Sementara itu pembicara lainnya, Prof. Dr. Ir. Rokhmin Dahuri, MS., menegaskan posisi geoekonomi Indonesia yang sangat strategis di tengah lintasan perdagangan dunia. Dengan posisinya tersebut maka 45 persen dari seluruh komoditas dan produk yang diperdagangkan di dunia dengan nilai 1.500 trilyun dolar AS/tahun dikapalkan melalui ALKI (Alur Laut Kepulauan Indonesia).
“Pembangunan kelautan tersebut akan signifikan membantu mengatasi sejumlah persoalan bangsa, baik kemiskinan maupun disparitas pembangunan antar wilayah,” tegas guru besar IPB itu.
Rokhmin kembali menjelaskan fakta sejarah dan empiris yang membuktikan bahwa bangsa-bangsa besar yang makmur dan jaya (seperti Kekhilafahan Islam, Eropa, AS, Jepang, Korea Selatan, Singapura, dan China) adalah mereka yang menguasai perdagangan, transportasi, dan hankam kelautan. Ia mencontohkan Republik Rakyat Tiongkok yang telah merevitalisasi Maritime Silk Road karena melihat 85 persen transportasi barang dan produk dunia diangkut melalui kapal laut.

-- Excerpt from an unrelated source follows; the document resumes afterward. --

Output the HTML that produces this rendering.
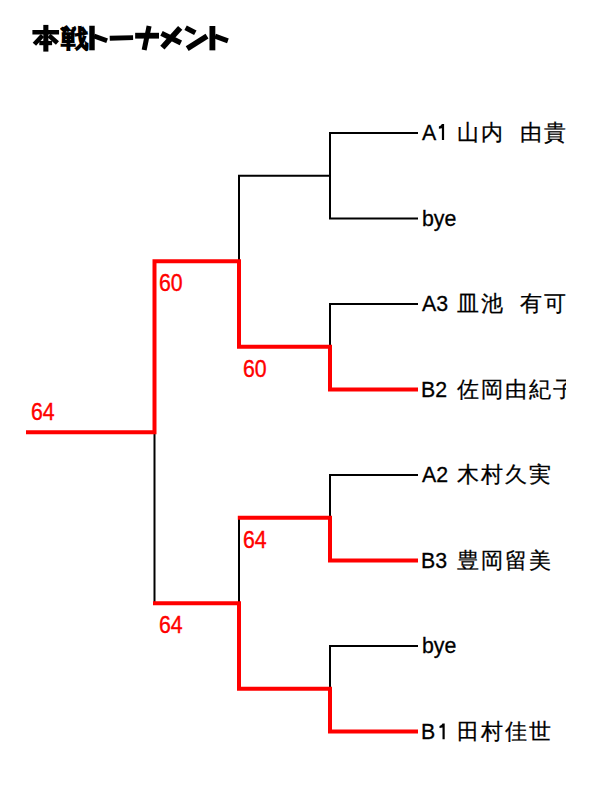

“ Indonesia itu negara kepulauan terbesar di dunia tetapi orientasi pembangunannya selama ini ke darat sehingga sulit menjadi bangsa besar yang maju dan jaya,” terangnya.
Di sisi lain dosen Jurusan Teknik Geodesi UGM, I Made Andi Arsana, Ph.D berharap agar Indonesia segera menuntaskan batas kedaulatan dan hak berdaulat di laut. Arsana mengatakan belum semua batas maritim Indonesia diputuskan.
“Setidaknya dengan sepuluh negara tetapi belum semua batas maritim diputuskan sehingga masih sering memunculkan sengketa,” kata Arsana. (Humas UGM/Satria)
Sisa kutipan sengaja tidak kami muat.